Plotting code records
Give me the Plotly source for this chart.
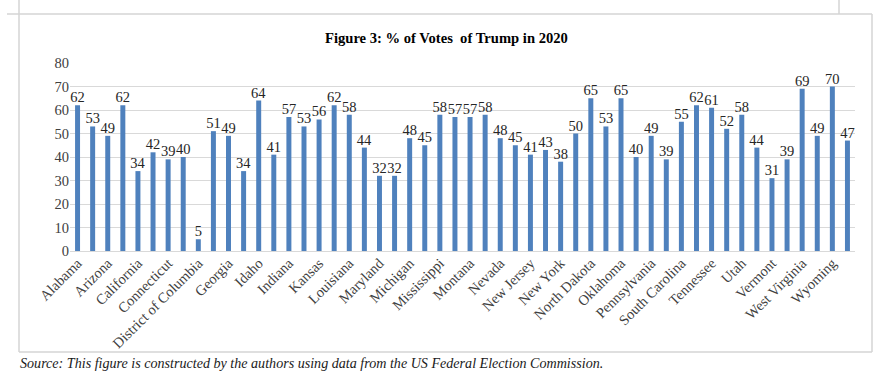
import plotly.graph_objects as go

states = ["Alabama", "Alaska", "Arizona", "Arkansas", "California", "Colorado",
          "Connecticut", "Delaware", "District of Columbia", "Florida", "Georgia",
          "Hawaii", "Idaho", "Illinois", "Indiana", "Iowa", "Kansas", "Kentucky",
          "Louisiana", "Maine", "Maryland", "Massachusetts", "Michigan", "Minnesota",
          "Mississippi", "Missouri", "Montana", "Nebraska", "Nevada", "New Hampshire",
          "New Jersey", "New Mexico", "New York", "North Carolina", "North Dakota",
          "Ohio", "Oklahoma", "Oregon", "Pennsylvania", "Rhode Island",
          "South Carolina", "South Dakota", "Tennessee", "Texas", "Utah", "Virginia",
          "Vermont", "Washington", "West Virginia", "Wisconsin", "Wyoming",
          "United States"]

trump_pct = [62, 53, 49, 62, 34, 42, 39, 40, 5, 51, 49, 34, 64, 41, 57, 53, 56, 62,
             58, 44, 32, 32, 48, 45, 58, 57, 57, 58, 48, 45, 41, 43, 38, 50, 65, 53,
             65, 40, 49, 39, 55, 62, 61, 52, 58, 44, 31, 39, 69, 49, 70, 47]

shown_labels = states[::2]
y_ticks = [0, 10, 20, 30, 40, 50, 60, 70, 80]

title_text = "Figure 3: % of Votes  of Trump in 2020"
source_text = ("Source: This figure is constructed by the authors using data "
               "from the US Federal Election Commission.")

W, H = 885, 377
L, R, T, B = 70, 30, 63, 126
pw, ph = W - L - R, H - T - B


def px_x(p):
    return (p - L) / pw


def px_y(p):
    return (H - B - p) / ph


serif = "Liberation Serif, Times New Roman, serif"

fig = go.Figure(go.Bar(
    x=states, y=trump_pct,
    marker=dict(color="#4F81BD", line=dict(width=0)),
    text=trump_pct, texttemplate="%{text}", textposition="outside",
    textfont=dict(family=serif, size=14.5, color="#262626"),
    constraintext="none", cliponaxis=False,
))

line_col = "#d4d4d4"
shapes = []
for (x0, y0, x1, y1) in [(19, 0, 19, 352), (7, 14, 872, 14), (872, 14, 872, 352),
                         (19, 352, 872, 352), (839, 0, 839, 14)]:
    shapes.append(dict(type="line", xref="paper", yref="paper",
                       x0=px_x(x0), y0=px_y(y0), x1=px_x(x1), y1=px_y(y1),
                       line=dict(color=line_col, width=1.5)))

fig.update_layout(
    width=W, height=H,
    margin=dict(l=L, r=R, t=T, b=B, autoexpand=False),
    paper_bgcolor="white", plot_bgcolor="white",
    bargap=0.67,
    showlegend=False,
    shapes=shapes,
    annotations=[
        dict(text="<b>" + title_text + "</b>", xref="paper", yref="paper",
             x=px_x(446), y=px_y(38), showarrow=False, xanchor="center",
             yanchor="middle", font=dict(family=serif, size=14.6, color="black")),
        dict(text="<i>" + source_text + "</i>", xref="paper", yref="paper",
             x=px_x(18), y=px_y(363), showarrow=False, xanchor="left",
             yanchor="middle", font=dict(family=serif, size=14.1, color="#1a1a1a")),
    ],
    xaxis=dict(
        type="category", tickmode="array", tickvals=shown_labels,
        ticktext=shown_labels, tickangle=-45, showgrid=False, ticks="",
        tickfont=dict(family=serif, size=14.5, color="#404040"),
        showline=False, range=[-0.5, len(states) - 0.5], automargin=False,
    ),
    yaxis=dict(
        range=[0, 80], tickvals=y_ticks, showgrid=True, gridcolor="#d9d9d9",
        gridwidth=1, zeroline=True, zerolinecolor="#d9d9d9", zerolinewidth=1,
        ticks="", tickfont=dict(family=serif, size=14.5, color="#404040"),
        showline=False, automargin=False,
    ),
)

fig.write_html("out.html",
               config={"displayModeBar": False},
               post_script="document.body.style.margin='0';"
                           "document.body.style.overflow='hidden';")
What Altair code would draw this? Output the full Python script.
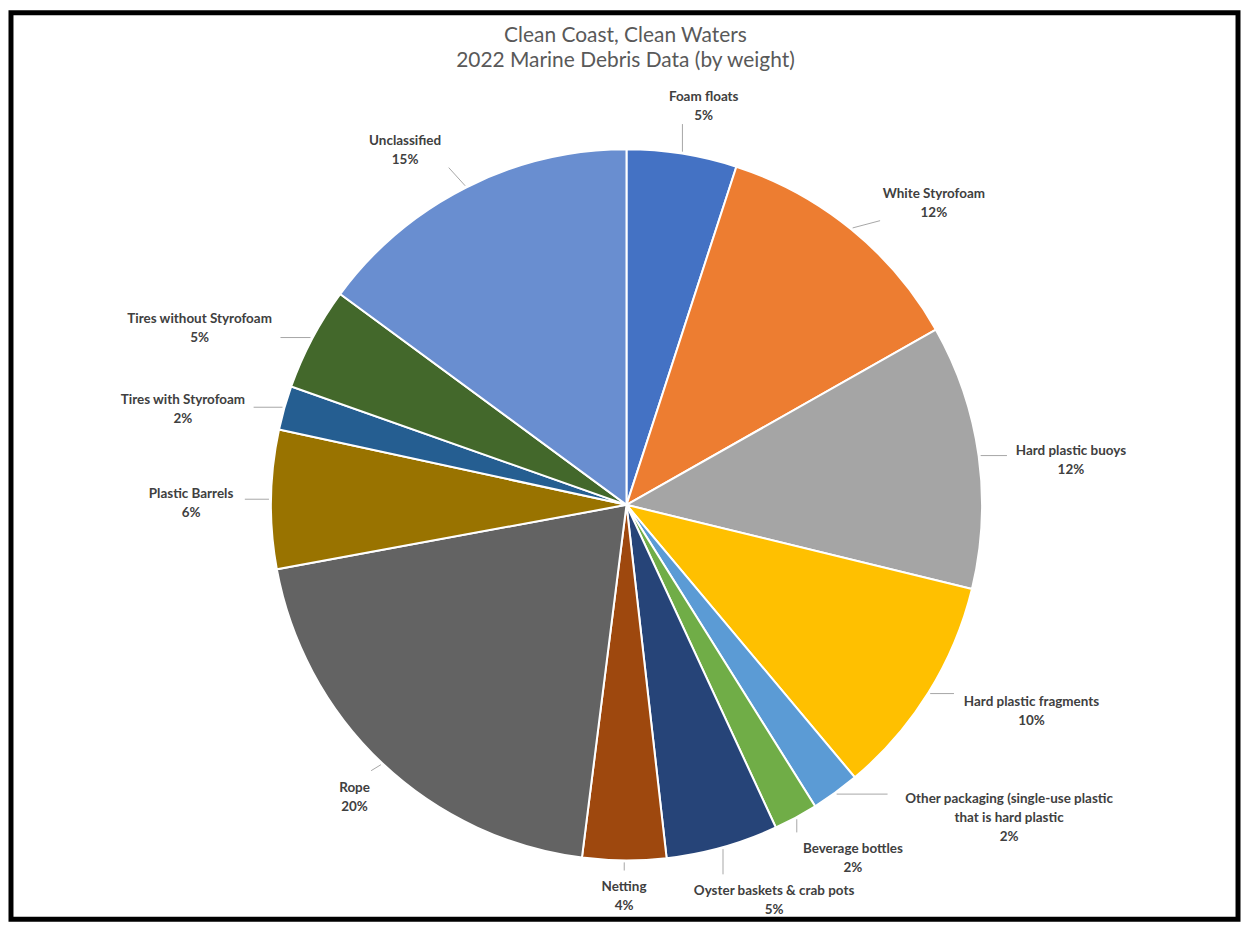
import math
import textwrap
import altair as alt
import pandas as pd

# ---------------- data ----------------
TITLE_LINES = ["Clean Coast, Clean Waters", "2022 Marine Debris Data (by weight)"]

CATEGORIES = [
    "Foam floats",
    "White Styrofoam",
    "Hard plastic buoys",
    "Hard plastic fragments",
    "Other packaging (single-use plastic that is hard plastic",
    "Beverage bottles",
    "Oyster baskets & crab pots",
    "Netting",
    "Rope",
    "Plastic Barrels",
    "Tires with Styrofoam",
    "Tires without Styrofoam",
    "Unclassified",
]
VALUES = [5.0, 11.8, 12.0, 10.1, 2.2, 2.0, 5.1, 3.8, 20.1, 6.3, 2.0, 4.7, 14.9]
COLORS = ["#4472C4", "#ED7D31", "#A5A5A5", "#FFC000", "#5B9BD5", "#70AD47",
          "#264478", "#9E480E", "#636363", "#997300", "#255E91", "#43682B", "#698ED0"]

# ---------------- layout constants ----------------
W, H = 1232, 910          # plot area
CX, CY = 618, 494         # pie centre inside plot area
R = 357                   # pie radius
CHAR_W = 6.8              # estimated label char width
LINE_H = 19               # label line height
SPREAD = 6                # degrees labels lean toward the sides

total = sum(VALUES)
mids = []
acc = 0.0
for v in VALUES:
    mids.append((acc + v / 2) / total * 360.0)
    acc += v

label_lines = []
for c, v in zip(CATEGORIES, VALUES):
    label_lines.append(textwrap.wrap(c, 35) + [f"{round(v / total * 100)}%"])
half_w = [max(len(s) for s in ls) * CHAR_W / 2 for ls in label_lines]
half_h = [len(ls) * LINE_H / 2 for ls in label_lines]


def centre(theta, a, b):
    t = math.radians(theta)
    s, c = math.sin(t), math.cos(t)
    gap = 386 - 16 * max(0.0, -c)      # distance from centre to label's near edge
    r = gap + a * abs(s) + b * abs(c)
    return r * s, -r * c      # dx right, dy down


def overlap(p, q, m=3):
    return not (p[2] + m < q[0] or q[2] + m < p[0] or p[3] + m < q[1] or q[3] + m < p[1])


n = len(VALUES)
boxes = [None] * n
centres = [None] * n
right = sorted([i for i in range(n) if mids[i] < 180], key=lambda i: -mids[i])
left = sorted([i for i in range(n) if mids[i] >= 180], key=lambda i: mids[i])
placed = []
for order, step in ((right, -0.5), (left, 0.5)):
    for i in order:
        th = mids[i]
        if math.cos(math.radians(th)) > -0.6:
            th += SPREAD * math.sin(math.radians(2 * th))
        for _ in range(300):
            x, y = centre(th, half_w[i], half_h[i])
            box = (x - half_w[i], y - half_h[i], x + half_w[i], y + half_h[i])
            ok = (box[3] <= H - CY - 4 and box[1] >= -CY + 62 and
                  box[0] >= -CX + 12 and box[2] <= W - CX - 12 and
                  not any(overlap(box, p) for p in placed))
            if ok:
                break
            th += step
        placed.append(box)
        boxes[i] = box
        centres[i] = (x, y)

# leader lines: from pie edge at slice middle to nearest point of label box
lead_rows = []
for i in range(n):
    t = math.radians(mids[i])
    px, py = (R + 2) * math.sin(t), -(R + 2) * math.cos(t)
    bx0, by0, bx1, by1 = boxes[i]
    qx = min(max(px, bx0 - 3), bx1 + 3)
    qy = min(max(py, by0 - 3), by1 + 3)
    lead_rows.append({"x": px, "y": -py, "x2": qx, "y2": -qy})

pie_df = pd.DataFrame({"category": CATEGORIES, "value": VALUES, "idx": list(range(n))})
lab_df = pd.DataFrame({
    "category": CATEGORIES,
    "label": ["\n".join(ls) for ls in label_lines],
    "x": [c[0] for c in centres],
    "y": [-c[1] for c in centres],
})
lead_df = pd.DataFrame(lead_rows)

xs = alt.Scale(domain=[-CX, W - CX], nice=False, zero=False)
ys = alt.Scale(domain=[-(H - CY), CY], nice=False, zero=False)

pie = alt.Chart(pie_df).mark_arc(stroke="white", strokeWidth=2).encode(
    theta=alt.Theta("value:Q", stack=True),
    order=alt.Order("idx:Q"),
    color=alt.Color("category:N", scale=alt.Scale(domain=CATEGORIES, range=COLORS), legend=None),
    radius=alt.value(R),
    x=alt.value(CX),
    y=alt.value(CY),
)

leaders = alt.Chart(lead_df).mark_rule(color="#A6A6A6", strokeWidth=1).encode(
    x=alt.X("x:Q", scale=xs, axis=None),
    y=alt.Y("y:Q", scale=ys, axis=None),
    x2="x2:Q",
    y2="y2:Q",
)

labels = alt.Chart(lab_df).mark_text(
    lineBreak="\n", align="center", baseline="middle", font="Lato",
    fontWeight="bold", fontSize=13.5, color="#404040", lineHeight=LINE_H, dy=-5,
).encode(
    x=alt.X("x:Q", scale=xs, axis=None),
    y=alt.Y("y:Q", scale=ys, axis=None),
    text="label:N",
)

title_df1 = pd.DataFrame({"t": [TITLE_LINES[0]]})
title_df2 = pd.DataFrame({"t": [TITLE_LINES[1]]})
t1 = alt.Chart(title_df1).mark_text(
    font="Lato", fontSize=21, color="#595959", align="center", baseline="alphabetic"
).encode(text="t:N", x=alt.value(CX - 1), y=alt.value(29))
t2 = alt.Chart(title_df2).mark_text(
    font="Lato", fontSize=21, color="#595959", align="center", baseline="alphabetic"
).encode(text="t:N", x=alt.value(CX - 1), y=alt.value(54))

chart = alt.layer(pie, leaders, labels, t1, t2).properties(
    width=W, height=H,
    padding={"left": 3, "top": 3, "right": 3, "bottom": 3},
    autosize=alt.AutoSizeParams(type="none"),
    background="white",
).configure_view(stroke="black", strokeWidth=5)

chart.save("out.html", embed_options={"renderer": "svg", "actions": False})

◆ DIRECTIONS FOR THIS TASK: Reproduce the material above exactly, first line through the line that contains "return (p - L) / pw", minus the pictures.

◆ ANSWER TO THIS TASK:
Give me the Plotly source for this chart.
import plotly.graph_objects as go

states = ["Alabama", "Alaska", "Arizona", "Arkansas", "California", "Colorado",
          "Connecticut", "Delaware", "District of Columbia", "Florida", "Georgia",
          "Hawaii", "Idaho", "Illinois", "Indiana", "Iowa", "Kansas", "Kentucky",
          "Louisiana", "Maine", "Maryland", "Massachusetts", "Michigan", "Minnesota",
          "Mississippi", "Missouri", "Montana", "Nebraska", "Nevada", "New Hampshire",
          "New Jersey", "New Mexico", "New York", "North Carolina", "North Dakota",
          "Ohio", "Oklahoma", "Oregon", "Pennsylvania", "Rhode Island",
          "South Carolina", "South Dakota", "Tennessee", "Texas", "Utah", "Virginia",
          "Vermont", "Washington", "West Virginia", "Wisconsin", "Wyoming",
          "United States"]

trump_pct = [62, 53, 49, 62, 34, 42, 39, 40, 5, 51, 49, 34, 64, 41, 57, 53, 56, 62,
             58, 44, 32, 32, 48, 45, 58, 57, 57, 58, 48, 45, 41, 43, 38, 50, 65, 53,
             65, 40, 49, 39, 55, 62, 61, 52, 58, 44, 31, 39, 69, 49, 70, 47]

shown_labels = states[::2]
y_ticks = [0, 10, 20, 30, 40, 50, 60, 70, 80]

title_text = "Figure 3: % of Votes  of Trump in 2020"
source_text = ("Source: This figure is constructed by the authors using data "
               "from the US Federal Election Commission.")

W, H = 885, 377
L, R, T, B = 70, 30, 63, 126
pw, ph = W - L - R, H - T - B


def px_x(p):
    return (p - L) / pw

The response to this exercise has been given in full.